The plan to scrap the UGC has been in the works for several years now, necessitated by the fact that India’s higher education landscape has changed phenomenally from the time the UGC was set up in 1956. At the time, there were only 20 universities and 500 colleges with a total enrolment of 0.21 million students. Today, there are nearly 28 million students in 726 universities and 38,000 colleges. This growth should be enough reason for the overhaul, so that the UGC can respond effectively to the new ground realities and challenges and also ensure that citizens are skilled enough to respond to the new market requirements. It has also been seen that several states have allowed the setting up of private universities, but many of them don’t stick to standards laid down for higher education. The UGC, according to the government, failed to keep an eye on these issues because its entire function is geared towards the disbursal of grants rather than regulation.
Over the years, several panels have also talked about the need for a new regulator. The Professor Yash Pal committee, in 2009, recommended an education regulator to rid the higher education sector of red tape. The TSR Subramanian committee’s recommendation in the National Education Policy — a new national policy to replace the existing one is still in the works — also said the UGC Act should be allowed to lapse.

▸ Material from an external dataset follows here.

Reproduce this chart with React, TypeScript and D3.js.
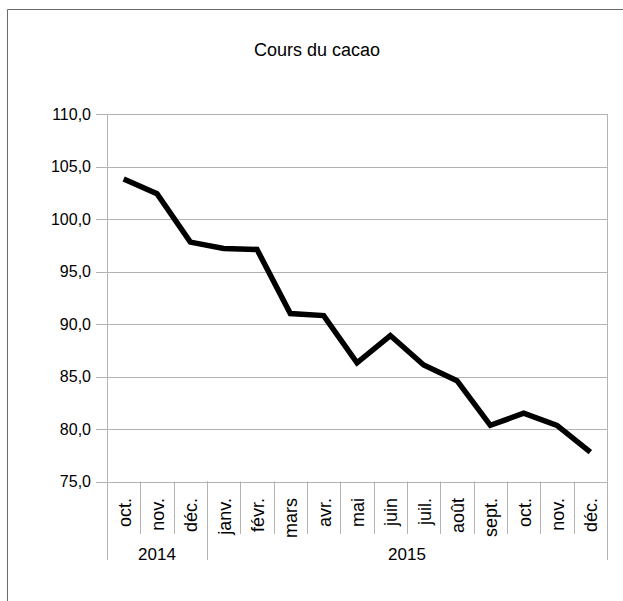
import React from 'react';
import * as d3 from 'd3';

const width = 623;
const height = 601;
const margin = { top: 114, right: 20, bottom: 119.5, left: 107 };

// cocoa price, oct. 2014 -> déc. 2015
const months = ['oct.', 'nov.', 'déc.', 'janv.', 'févr.', 'mars', 'avr.', 'mai', 'juin', 'juil.', 'août', 'sept.', 'oct.', 'nov.', 'déc.'];
const years = ['2014', '2015'];
const yearOfMonth = [0, 0, 0, 1, 1, 1, 1, 1, 1, 1, 1, 1, 1, 1, 1];
const prices = [103.8, 102.4, 97.8, 97.2, 97.1, 91.0, 90.8, 86.3, 88.9, 86.1, 84.6, 80.35, 81.5, 80.35, 77.8];
const yTicks = [75, 80, 85, 90, 95, 100, 105, 110];

const font = 'Liberation Sans, Arial, sans-serif';
const gridColor = '#b3b3b3';

export default function App() {
	const x0 = margin.left;
	const x1 = width - margin.right + 4;
	const y0 = height - margin.bottom;
	const y1 = margin.top;

	const xScale = d3
		.scaleBand()
		.domain(months.map((m, i) => String(i)))
		.range([x0, x1])
		.padding(0);

	const yScale = d3.scaleLinear().domain([75, 110]).range([y0, y1]);

	const bw = xScale.bandwidth();
	const cx = (i: number) => (xScale(String(i)) as number) + bw / 2;

	const line = d3
		.line<number>()
		.x((d, i) => cx(i))
		.y(d => yScale(d));

	const fmt = (v: number) => v.toFixed(1).replace('.', ',');

	// year groups: start and end index
	const groups = years.map((y, k) => {
		const idx = yearOfMonth.map((g, i) => (g === k ? i : -1)).filter(i => i >= 0);
		return { label: y, first: idx[0], last: idx[idx.length - 1] };
	});

	return (
		<svg width={width} height={height} style={{ position: 'absolute', left: 0, top: 0 }}>
			<rect x={0} y={0} width={width} height={height} fill="#fff" />
			<line x1={7.5} y1={9.5} x2={width} y2={9.5} stroke="#6b6b6b" />
			<line x1={7.5} y1={9.5} x2={7.5} y2={height} stroke="#6b6b6b" />

			<text x={317} y={56} textAnchor="middle" fontFamily={font} fontSize={18} fill="#000">
				Cours du cacao
			</text>

			{yTicks.map(t => (
				<g key={t}>
					<line x1={x0 - 11} x2={x1} y1={Math.round(yScale(t)) + 0.5} y2={Math.round(yScale(t)) + 0.5} stroke={gridColor} />
					<text x={x0 - 16} y={yScale(t)} dy="0.35em" textAnchor="end" fontFamily={font} fontSize={16} fill="#000">
						{fmt(t)}
					</text>
				</g>
			))}

			<line x1={x0 + 0.5} x2={x0 + 0.5} y1={y1} y2={y0} stroke={gridColor} />
			<line x1={x1 + 0.5} x2={x1 + 0.5} y1={y1} y2={y0} stroke={gridColor} />

			{months.map((m, i) => {
				const bx = xScale(String(i)) as number;
				return (
					<g key={i}>
						<line x1={Math.round(bx) + 0.5} x2={Math.round(bx) + 0.5} y1={y0} y2={534} stroke={gridColor} />
						<text
							transform={`translate(${cx(i)},${498}) rotate(-90)`}
							dy="0.38em"
							textAnchor="end"
							fontFamily={font}
							fontSize={18}
							fill="#000"
						>
							{m}
						</text>
					</g>
				);
			})}

			{groups.map(g => {
				const a = xScale(String(g.first)) as number;
				const b = (xScale(String(g.last)) as number) + bw;
				return (
					<g key={g.label}>
						<line x1={Math.round(a) + 0.5} x2={Math.round(a) + 0.5} y1={y0} y2={560} stroke={gridColor} />
						<line x1={Math.round(b) + 0.5} x2={Math.round(b) + 0.5} y1={y0} y2={560} stroke={gridColor} />
						<text x={(a + b) / 2} y={560} textAnchor="middle" fontFamily={font} fontSize={17} fill="#000">
							{g.label}
						</text>
					</g>
				);
			})}

			<path d={line(prices) || ''} fill="none" stroke="#000" strokeWidth={5.5} strokeLinejoin="miter" />
		</svg>
	);
}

The UGC has also been criticised for the delay in fellowships, especially the ones under other ministries such as minority affairs, social justice, and tribal affairs, placing underprivileged research scholars in a fix.
It’s good that the new regulator’s singular focus will be on quality. It must be staffed with bright, progressive thinkers who are able to chart out a path that is in keeping with our new realities. The body should be strict in terms of regulation of institutions that do not adhere to established standards. The ministry’s job is to back with funding the ideas and recommendations of the new body.